New explosion spotted on Sun's outer surface for the first time could help predict space weather, says NASA
Called a magentic explosion, it was captured by NASA's Solar Dynamics Observatory which confirms a 15-year-old theory
For the first time, scientists have observed a new kind of explosion on the Sun's outermost layer: the corona. This discovery could explain why the corona is millions of degrees hotter than the lower atmospheric layers.
Called a magnetic explosion, it was captured by NASA's Solar Dynamics Observatory which confirms a 15-year-old theory.

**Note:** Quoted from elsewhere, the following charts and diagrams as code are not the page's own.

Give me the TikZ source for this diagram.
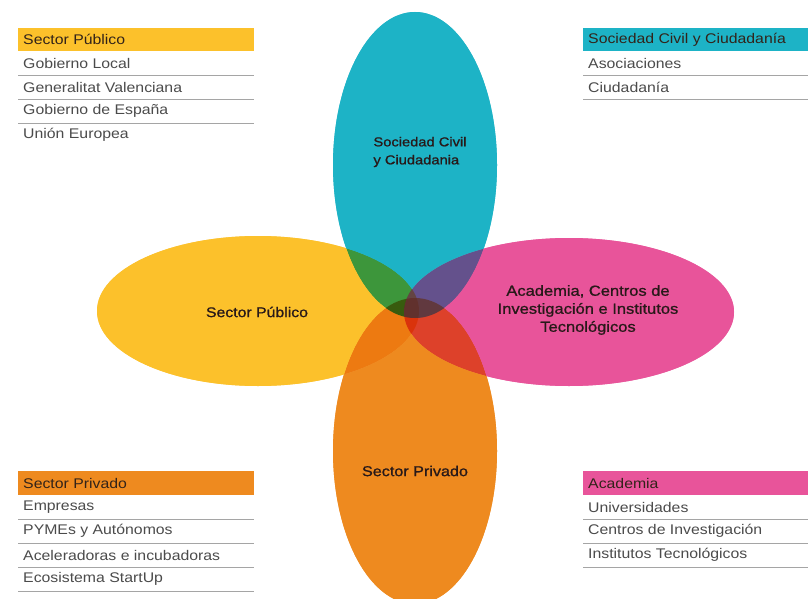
\documentclass[tikz,border=0pt]{standalone}
\usepackage{fontspec}
\setmainfont{Liberation Sans}[FakeStretch=1.13]
\newfontfamily\labelfont{Liberation Sans}[FakeStretch=1.13,FakeBold=1]
\definecolor{cCyan}{RGB}{29,179,198}
\definecolor{cYellow}{RGB}{252,193,43}
\definecolor{cPink}{RGB}{232,84,154}
\definecolor{cOrange}{RGB}{238,138,31}
\definecolor{rowtext}{RGB}{75,75,75}
\definecolor{headtext}{RGB}{50,35,25}
\definecolor{rule}{RGB}{165,165,165}
\definecolor{labeltext}{RGB}{40,25,25}
\tikzset{
  petal/.style={blend mode=multiply, fill opacity=0.85, draw=none},
  solidpetal/.style={draw=none},
  headbar/.style={draw=none},
  headlabel/.style={anchor=west, inner sep=0pt, text=headtext, font=\fontsize{14}{16}\selectfont},
  rowlabel/.style={anchor=west, inner sep=0pt, text=rowtext, font=\fontsize{14}{16}\selectfont},
  rowrule/.style={draw=rule, line width=0.9pt},
  petallabel/.style={inner sep=0pt, text=labeltext, align=center},
}
\begin{document}
\begin{tikzpicture}[x=1pt,y=-1pt]
\useasboundingbox (0,0) rectangle (808,599);
\fill[white] (0,0) rectangle (808,599);

% petals: multiply pass (gives the overlap colours)
\fill[petal, cYellow] (258,311) ellipse (161pt and 75pt);
\fill[petal, cPink] (569,312) ellipse (165pt and 74pt);
\fill[petal, cCyan] (415,165) ellipse (82pt and 153pt);
\fill[petal, cOrange] (415,451) ellipse (82pt and 153pt);

% petals: solid repaint of the parts that overlap nothing
\begin{scope}[even odd rule]
  \clip (0,0) rectangle (808,599) (569,312) ellipse (165pt and 74pt);
  \clip (0,0) rectangle (808,599) (415,165) ellipse (82pt and 153pt);
  \clip (0,0) rectangle (808,599) (415,451) ellipse (82pt and 153pt);
  \fill[solidpetal, cYellow] (258,311) ellipse (161pt and 75pt);
\end{scope}
\begin{scope}[even odd rule]
  \clip (0,0) rectangle (808,599) (258,311) ellipse (161pt and 75pt);
  \clip (0,0) rectangle (808,599) (415,165) ellipse (82pt and 153pt);
  \clip (0,0) rectangle (808,599) (415,451) ellipse (82pt and 153pt);
  \fill[solidpetal, cPink] (569,312) ellipse (165pt and 74pt);
\end{scope}
\begin{scope}[even odd rule]
  \clip (0,0) rectangle (808,599) (258,311) ellipse (161pt and 75pt);
  \clip (0,0) rectangle (808,599) (569,312) ellipse (165pt and 74pt);
  \clip (0,0) rectangle (808,599) (415,451) ellipse (82pt and 153pt);
  \fill[solidpetal, cCyan] (415,165) ellipse (82pt and 153pt);
\end{scope}
\begin{scope}[even odd rule]
  \clip (0,0) rectangle (808,599) (258,311) ellipse (161pt and 75pt);
  \clip (0,0) rectangle (808,599) (569,312) ellipse (165pt and 74pt);
  \clip (0,0) rectangle (808,599) (415,165) ellipse (82pt and 153pt);
  \fill[solidpetal, cOrange] (415,451) ellipse (82pt and 153pt);
\end{scope}
% warmer tint of the cyan/pink overlap
\begin{scope}
  \clip (415,165) ellipse (82pt and 153pt);
  \fill[cPink, fill opacity=0.25] (569,312) ellipse (165pt and 74pt);
\end{scope}

% petal labels
\node[petallabel, align=left, font=\labelfont\fontsize{13}{18}\selectfont] (lblCivil) at (420,152) {Sociedad Civil\\y Ciudadania};
\node[petallabel, font=\labelfont\fontsize{14}{18}\selectfont] (lblPub) at (257,312) {Sector Público};
\node[petallabel, font=\labelfont\fontsize{14.6}{18}\selectfont] (lblAcad) at (588,310) {Academia, Centros de\\Investigación e Institutos\\Tecnológicos};
\node[petallabel, font=\labelfont\fontsize{14.3}{18}\selectfont] (lblPriv) at (415,471) {Sector Privado};

% Top-left table
\fill[headbar, cYellow] (18,28) rectangle (254,51);
\node[headlabel] (tlH) at (23,39.5) {Sector Público};
\node[rowlabel] (tl1) at (23,63) {Gobierno Local};
\node[rowlabel] (tl2) at (23,87) {Generalitat Valenciana};
\node[rowlabel] (tl3) at (23,111) {Gobierno de España};
\node[rowlabel] (tl4) at (23,135) {Unión Europea};
\draw[rowrule] (18,75) -- (254,75);
\draw[rowrule] (18,99) -- (254,99);
\draw[rowrule] (18,123) -- (254,123);

% Top-right table
\fill[headbar, cCyan] (583,28) rectangle (808,51);
\node[headlabel] (trH) at (588,39.5) {Sociedad Civil y Ciudadanía};
\node[rowlabel] (tr1) at (588,63) {Asociaciones};
\node[rowlabel] (tr2) at (588,87) {Ciudadanía};
\draw[rowrule] (583,75) -- (808,75);
\draw[rowrule] (583,99) -- (808,99);

% Bottom-left table
\fill[headbar, cOrange] (18,471) rectangle (254,495);
\node[headlabel] (blH) at (23,483) {Sector Privado};
\node[rowlabel] (bl1) at (23,507) {Empresas};
\node[rowlabel] (bl2) at (23,531) {PYMEs y Autónomos};
\node[rowlabel] (bl3) at (23,555) {Aceleradoras e incubadoras};
\node[rowlabel] (bl4) at (23,579) {Ecosistema StartUp};
\draw[rowrule] (18,519) -- (254,519);
\draw[rowrule] (18,543) -- (254,543);
\draw[rowrule] (18,567) -- (254,567);
\draw[rowrule] (18,591) -- (254,591);

% Bottom-right table
\fill[headbar, cPink] (583,471) rectangle (808,495);
\node[headlabel] (brH) at (588,483) {Academia};
\node[rowlabel] (br1) at (588,507) {Universidades};
\node[rowlabel] (br2) at (588,531) {Centros de Investigación};
\node[rowlabel] (br3) at (588,555) {Institutos Tecnológicos};
\draw[rowrule] (583,519) -- (808,519);
\draw[rowrule] (583,543) -- (808,543);
\draw[rowrule] (583,567) -- (808,567);
\end{tikzpicture}
\end{document}
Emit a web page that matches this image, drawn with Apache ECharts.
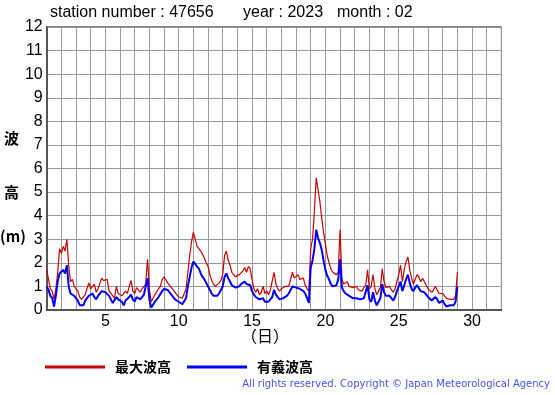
<!DOCTYPE html>
<html><head><meta charset="utf-8">
<script src="https://cdn.jsdelivr.net/npm/echarts@6/dist/echarts.min.js"></script>
<style>html,body{margin:0;padding:0;background:#fff}#c{width:555px;height:395px}</style>
</head><body><div id="c"></div>
<script>
// 3-hourly samples from 1 Feb 00h to 29 (=1 Mar 00h)
const startDay = 1;
const stepDay = 1/8;
const maxWave = [
 1.7,1.3,0.9,0.8,0.45,0.9,1.6,2.6,
 2.4,2.7,2.5,3.0,1.9,1.2,1.3,1.0,
 1.0,0.8,0.55,0.45,0.5,0.65,0.9,1.15,
 0.9,0.95,1.1,0.75,0.9,0.85,1.35,1.25,
 1.2,1.3,0.8,0.7,0.6,0.5,1.0,0.7,
 0.75,0.6,0.55,0.8,0.7,1.0,1.25,0.8,
 0.7,0.95,0.85,0.75,0.9,0.85,1.1,2.15,
 0.9,0.35,0.3,0.65,0.7,0.9,1.0,1.3,
 1.4,1.35,1.15,1.1,0.95,0.85,0.75,0.75,
 0.55,0.5,0.5,0.45,0.9,1.6,2.3,2.9,
 3.3,3.0,2.7,2.6,2.5,2.35,2.2,2.0,
 1.85,1.5,1.25,1.1,1.0,1.05,1.15,1.25,
 1.5,2.3,2.5,2.1,1.9,1.6,1.5,1.4,
 1.4,1.5,1.55,1.65,1.8,1.6,1.85,1.75,
 1.3,0.9,0.75,0.9,0.65,0.75,1.0,0.7,
 0.8,0.65,0.85,0.9,1.6,1.1,0.9,0.8,
 0.9,0.85,1.0,0.95,1.0,1.3,1.6,1.35,
 1.4,1.5,1.3,1.25,1.35,1.05,0.9,0.8,
 2.6,3.0,4.2,5.6,5.1,4.6,3.9,3.3,
 2.8,2.3,2.0,1.75,1.6,1.55,1.5,1.6,
 3.4,1.3,1.1,1.05,1.2,1.0,1.05,0.95,
 0.9,1.0,0.85,0.9,0.8,0.95,1.05,1.7,
 0.9,1.0,1.5,0.9,0.65,0.8,0.95,1.75,
 1.2,0.95,0.9,1.0,0.85,0.75,0.9,1.2,
 1.5,1.9,1.2,1.7,2.05,2.25,1.7,1.35,
 1.1,1.3,1.5,1.4,1.2,1.35,1.2,1.05,
 0.9,0.85,0.75,0.85,1.0,0.85,0.7,0.65,
 0.7,0.6,0.5,0.45,0.45,0.5,0.45,0.6,
 1.6
];
const sigWave = [
 1.0,0.85,0.6,0.5,0.15,0.6,1.2,1.55,
 1.5,1.7,1.55,1.9,1.0,0.7,0.75,0.6,
 0.55,0.4,0.2,0.25,0.2,0.4,0.5,0.6,
 0.6,0.7,0.55,0.45,0.6,0.65,0.8,0.75,
 0.75,0.7,0.6,0.45,0.3,0.25,0.55,0.45,
 0.5,0.35,0.2,0.4,0.45,0.55,0.65,0.45,
 0.35,0.55,0.6,0.45,0.55,0.65,0.7,1.35,
 0.45,0.1,0.1,0.35,0.4,0.55,0.6,0.8,
 0.9,0.9,0.85,0.75,0.65,0.55,0.45,0.42,
 0.35,0.3,0.25,0.2,0.5,1.0,1.4,1.8,
 2.05,2.0,1.85,1.75,1.55,1.4,1.3,1.15,
 1.0,0.85,0.7,0.6,0.55,0.6,0.7,0.75,
 1.0,1.4,1.55,1.35,1.2,1.05,1.0,0.95,
 0.95,1.0,1.1,1.15,1.2,1.1,1.15,1.05,
 0.8,0.65,0.55,0.6,0.45,0.4,0.5,0.35,
 0.4,0.35,0.45,0.55,0.85,0.65,0.55,0.45,
 0.45,0.5,0.55,0.6,0.7,0.85,1.0,0.95,
 0.95,0.9,0.9,0.85,0.8,0.7,0.5,0.3,
 1.8,2.1,2.6,3.4,3.05,2.85,2.55,2.1,
 1.7,1.45,1.3,1.1,1.0,0.95,1.05,1.3,
 2.15,0.95,0.8,0.7,0.65,0.6,0.55,0.5,
 0.55,0.5,0.45,0.45,0.4,0.5,0.45,1.05,
 0.45,0.35,0.75,0.4,0.2,0.35,0.5,1.1,
 0.75,0.6,0.55,0.6,0.5,0.4,0.55,0.8,
 1.0,1.2,0.8,1.05,1.3,1.5,1.15,0.9,
 0.8,0.95,1.05,1.0,0.8,0.85,0.75,0.65,
 0.55,0.5,0.4,0.45,0.55,0.45,0.3,0.3,
 0.4,0.25,0.15,0.2,0.2,0.25,0.2,0.35,
 1.0
];
const xTickLabels = [5,10,15,20,25,30];
const titleParts = ['station number : 47656','year : 2023','month : 02'];
const seriesNames = ['最大波高','有義波高'];
const yName = ['波','高','(m)'];
const xName = '（日）';
const copyright = 'All rights reserved. Copyright \u00a9 Japan Meteorological Agency';

const toPairs = arr => arr.map((v,i)=>[startDay + i*stepDay, v]);
const font = 'Liberation Sans, Arial, sans-serif';
const chart = echarts.init(document.getElementById('c'), null, {renderer:'canvas'});
chart.setOption({
  animation:false,
  backgroundColor:'#fff',
  grid:{left:46.7, right:53.6, top:27, bottom:85, show:true, borderColor:'#000', borderWidth:1, backgroundColor:'transparent'},
  xAxis:{type:'value', min:1, max:32, interval:1,
    axisLine:{show:true, onZero:false, lineStyle:{color:'#555', width:2}},
    axisTick:{show:false},
    splitLine:{show:true, lineStyle:{color:'#999', width:1}},
    axisLabel:{fontFamily:font, fontSize:16, color:'#000', margin:4,
      formatter:v=> xTickLabels.includes(v) ? String(v) : ''}
  },
  yAxis:{type:'value', min:0, max:12, interval:1,
    axisLine:{show:true, lineStyle:{color:'#555', width:2}},
    axisTick:{show:false},
    splitLine:{show:true, lineStyle:{color:'#999', width:1}},
    axisLabel:{fontFamily:font, fontSize:16, color:'#000', margin:4}
  },
  legend:{left:40, top:355, itemWidth:60, itemHeight:3, itemGap:16, icon:'rect',
    textStyle:{fontFamily:'Noto Sans CJK JP', fontWeight:'bold', fontSize:14, color:'#000', padding:[0,0,0,5]},
    data:seriesNames},
  series:[
    {name:seriesNames[0], type:'line', data:toPairs(maxWave), showSymbol:false, symbol:'none',
      lineStyle:{color:'#cc0000', width:1.2}, itemStyle:{color:'#cc0000'}},
    {name:seriesNames[1], type:'line', data:toPairs(sigWave), showSymbol:false, symbol:'none',
      lineStyle:{color:'#0000ff', width:2}, itemStyle:{color:'#0000ff'}}
  ],
  graphic:[
    {type:'text', left:50, top:5, style:{text:titleParts[0], font:'16px '+font, fill:'#000'}},
    {type:'text', left:243, top:5, style:{text:titleParts[1], font:'16px '+font, fill:'#000'}},
    {type:'text', left:337, top:5, style:{text:titleParts[2], font:'16px '+font, fill:'#000'}},
    {type:'text', left:4, top:131, style:{text:yName[0], font:'bold 15px Noto Sans CJK JP', fill:'#000'}},
    {type:'text', left:4, top:185, style:{text:yName[1], font:'bold 15px Noto Sans CJK JP', fill:'#000'}},
    {type:'text', left:0, top:229, style:{text:yName[2], font:'bold 15px Noto Sans CJK JP', fill:'#000'}},
    {type:'text', left:241, top:328, style:{text:xName, font:'16px Noto Sans CJK JP', fill:'#000'}},
    {type:'text', right:5, top:379, style:{text:copyright, font:'10px DejaVu Sans', fill:'#4455ee'}}
  ]
});
</script></body></html>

The explosion, which was captured by NASA's Solar Observatory, shows the Sun's outermost layer hurling a small amount of solar material called prominence into space.
The material fell back onto the Sun's surface, colliding with magnetic field lines, which in turn, set off a magnetic explosion.
The observations, says NASA, could also help scientists better predict space weather, and may lead to breakthroughs in the controlled fusion and lab plasma experiments.
The Sun is a giant magnetic star, which explains why the surface of the Sun is never still. The Sun's magnetic field causes disturbances such as twisting, towering loops and swirling cyclones that reach into the solar upper atmosphere, says NASA.
The snapping and realignment of the magnetic field lines — called magnetic reconnection — causes magnetic explosion.
Previously, scientists have documented a different kind of reconnection both on the Sun and around Earth — triggered spontaneously. These reconnections occur only in the presence of the right conditions.
They need to have a thin sheet of plasma — which makes up the Sun. Further, the plasma in that region of the Sun should allow only a small amount of electric current to pass through it.
However, the latest observation of the magnetic reconnection is different. Being triggered by a nearby eruption, scientists call this phenomenon a forced reconnection.
It is not as picky as its spontaneous counterpart, which means it can occur in a wider range of places on the Sun, regardless of the plasma's ability to let current pass.
"However, it can only occur if there is some type of eruption to trigger it. The eruption squeezes the plasma and magnetic fields, causing them to reconnect," says NASA.
The analysis suggested that forced reconnection might be causing the corona to reach such high temperatures. This could be explained by the temperature of prominence: before the eruption, the material had a fairly lower temperature.
It took about an hour for it to fall back down on the surface, but once it did, its temperature appeared to surge, says the study.
While spontaneous reconnection also can heat the Sun's plasma, forced reconnection seems to be doing a much better job: they are more effective heaters — raising the temperature of the plasma quicker, higher, and in a more controlled manner, says the study.
Furthermore, scientists suspect that forced reconnections could be driving other solar eruptions like flares and coronal mass ejection, which pose threats to Earth.
Studying these reconnections can help scientists better predict when disruptive high-energy charged particles might come speeding toward Earth.
"Our thought is that forced reconnection is everywhere," Abhishek Srivastava, a solar scientist at the Indian Institute of Technology (BHU), in Varanasi, India, said in a statement. "But we have to continue to observe it, to quantify it, if we want to prove that."
The new observations have been published in the Astrophysical Journal.